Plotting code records

=====

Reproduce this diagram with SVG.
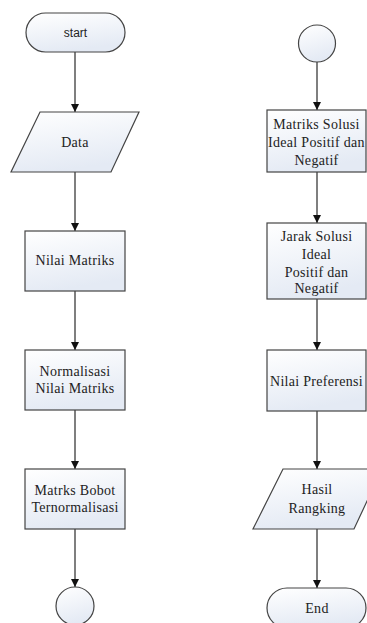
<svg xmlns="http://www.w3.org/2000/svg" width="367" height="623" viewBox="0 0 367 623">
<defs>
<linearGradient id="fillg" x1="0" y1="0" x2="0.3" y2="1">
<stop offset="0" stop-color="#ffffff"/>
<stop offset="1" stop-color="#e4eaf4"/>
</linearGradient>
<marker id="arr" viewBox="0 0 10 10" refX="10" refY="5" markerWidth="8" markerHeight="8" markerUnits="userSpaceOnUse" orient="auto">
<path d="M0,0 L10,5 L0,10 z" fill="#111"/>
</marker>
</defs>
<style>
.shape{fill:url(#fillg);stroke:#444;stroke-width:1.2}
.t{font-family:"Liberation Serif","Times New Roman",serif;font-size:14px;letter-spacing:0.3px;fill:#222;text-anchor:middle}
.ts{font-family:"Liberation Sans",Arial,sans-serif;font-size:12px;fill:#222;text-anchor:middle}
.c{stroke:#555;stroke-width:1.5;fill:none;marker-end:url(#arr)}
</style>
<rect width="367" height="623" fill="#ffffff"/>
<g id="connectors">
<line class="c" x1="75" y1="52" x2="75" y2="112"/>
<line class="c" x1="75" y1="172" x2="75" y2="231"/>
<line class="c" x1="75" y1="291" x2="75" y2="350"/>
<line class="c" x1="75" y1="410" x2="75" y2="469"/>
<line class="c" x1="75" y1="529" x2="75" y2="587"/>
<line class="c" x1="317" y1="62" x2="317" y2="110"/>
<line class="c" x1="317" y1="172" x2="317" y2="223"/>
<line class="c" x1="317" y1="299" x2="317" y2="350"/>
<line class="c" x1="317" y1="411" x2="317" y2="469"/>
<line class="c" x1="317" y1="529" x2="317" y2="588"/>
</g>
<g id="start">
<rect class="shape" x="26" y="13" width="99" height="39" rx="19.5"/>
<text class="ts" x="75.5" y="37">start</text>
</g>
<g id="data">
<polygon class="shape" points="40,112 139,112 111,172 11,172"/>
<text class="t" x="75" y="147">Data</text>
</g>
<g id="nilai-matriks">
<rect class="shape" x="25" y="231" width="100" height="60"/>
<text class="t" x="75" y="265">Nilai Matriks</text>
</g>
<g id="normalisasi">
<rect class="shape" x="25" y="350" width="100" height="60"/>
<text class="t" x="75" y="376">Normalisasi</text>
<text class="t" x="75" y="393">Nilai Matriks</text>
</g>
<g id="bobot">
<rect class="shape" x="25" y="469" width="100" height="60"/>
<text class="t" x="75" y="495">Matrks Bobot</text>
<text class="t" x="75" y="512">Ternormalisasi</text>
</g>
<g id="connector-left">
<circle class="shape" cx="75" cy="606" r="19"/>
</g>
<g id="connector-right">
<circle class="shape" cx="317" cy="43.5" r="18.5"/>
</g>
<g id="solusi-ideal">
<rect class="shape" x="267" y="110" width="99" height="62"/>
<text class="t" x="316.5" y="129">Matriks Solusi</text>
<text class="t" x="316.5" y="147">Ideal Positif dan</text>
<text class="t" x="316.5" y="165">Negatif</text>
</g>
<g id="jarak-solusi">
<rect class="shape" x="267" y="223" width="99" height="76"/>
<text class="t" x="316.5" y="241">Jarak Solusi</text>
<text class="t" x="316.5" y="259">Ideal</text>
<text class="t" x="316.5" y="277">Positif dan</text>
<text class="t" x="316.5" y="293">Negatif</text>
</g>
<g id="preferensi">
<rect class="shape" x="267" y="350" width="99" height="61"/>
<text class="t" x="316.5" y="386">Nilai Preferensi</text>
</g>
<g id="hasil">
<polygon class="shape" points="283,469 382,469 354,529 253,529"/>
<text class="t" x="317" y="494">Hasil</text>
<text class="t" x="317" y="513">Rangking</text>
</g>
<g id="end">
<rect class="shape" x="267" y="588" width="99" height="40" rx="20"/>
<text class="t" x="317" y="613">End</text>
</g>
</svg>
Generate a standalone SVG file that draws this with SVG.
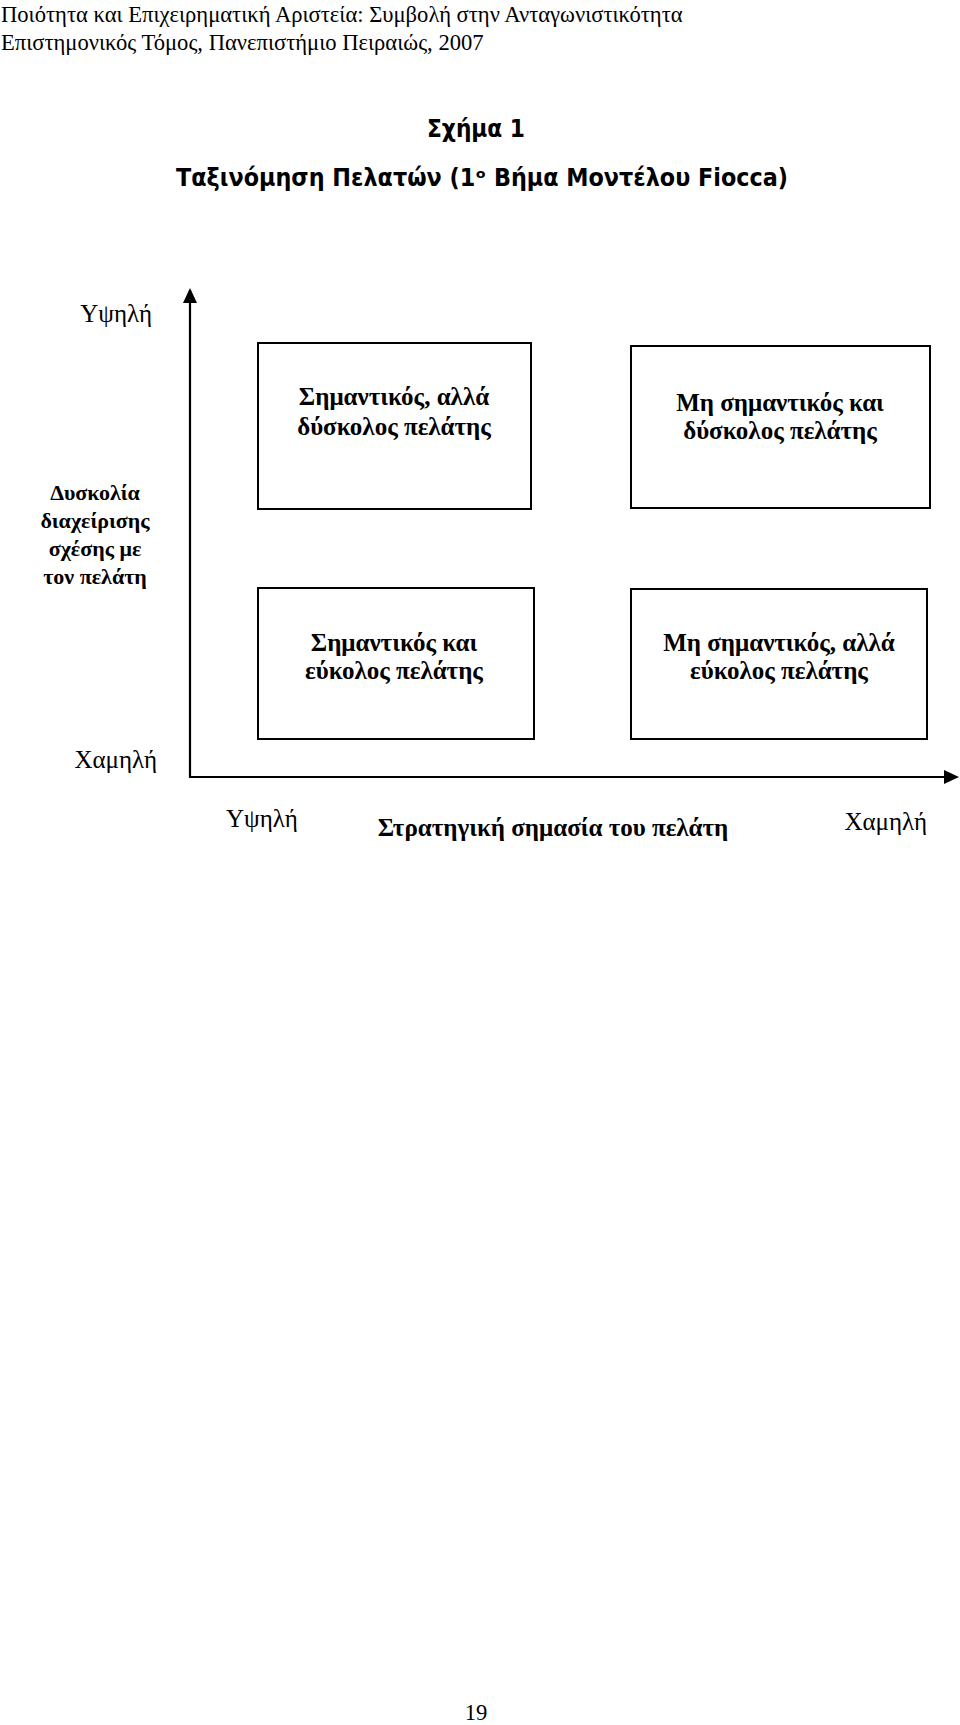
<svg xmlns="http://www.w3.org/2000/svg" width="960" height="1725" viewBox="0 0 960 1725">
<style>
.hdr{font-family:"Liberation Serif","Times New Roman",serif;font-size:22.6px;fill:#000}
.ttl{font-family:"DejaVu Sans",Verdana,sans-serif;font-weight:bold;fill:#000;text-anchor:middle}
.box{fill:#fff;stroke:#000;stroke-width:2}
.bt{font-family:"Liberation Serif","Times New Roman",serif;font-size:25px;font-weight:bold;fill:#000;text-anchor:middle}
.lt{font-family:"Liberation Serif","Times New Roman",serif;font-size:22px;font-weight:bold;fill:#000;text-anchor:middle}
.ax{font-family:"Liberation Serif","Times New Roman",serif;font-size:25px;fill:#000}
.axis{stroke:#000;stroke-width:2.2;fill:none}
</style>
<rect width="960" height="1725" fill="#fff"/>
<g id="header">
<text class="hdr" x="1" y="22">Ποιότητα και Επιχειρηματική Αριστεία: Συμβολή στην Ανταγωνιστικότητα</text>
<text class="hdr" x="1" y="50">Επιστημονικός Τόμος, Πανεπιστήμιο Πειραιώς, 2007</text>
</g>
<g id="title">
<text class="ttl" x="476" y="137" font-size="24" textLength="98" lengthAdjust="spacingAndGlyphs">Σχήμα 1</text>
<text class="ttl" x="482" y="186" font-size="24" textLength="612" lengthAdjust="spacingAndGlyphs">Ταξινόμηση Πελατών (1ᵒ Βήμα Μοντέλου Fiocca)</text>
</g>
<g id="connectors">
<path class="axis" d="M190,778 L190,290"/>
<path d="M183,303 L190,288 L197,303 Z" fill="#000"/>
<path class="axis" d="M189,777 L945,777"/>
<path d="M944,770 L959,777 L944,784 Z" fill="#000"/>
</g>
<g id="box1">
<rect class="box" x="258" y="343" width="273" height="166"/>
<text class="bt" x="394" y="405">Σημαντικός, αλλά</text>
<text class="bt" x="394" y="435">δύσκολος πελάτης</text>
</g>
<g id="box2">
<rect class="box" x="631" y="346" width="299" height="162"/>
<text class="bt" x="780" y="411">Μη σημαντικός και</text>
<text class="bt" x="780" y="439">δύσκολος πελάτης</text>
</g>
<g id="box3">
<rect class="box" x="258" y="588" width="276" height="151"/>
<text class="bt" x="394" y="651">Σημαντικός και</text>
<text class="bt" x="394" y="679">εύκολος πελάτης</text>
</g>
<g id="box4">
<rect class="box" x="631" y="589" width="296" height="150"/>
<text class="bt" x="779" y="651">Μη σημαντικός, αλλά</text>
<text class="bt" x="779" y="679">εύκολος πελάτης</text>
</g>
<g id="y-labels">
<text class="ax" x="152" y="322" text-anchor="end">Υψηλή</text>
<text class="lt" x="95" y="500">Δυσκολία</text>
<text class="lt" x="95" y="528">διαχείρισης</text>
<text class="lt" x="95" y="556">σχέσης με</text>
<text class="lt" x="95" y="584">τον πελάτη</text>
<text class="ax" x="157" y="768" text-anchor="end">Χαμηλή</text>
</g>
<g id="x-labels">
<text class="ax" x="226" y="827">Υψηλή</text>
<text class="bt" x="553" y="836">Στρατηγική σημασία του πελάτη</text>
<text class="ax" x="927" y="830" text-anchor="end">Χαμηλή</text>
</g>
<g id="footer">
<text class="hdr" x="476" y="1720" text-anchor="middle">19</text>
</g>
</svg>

=====

:: What the task asks ::
State the number of lines in these entries that include the string "this". Provide nothing beyond that number.

:: Written solution ::
2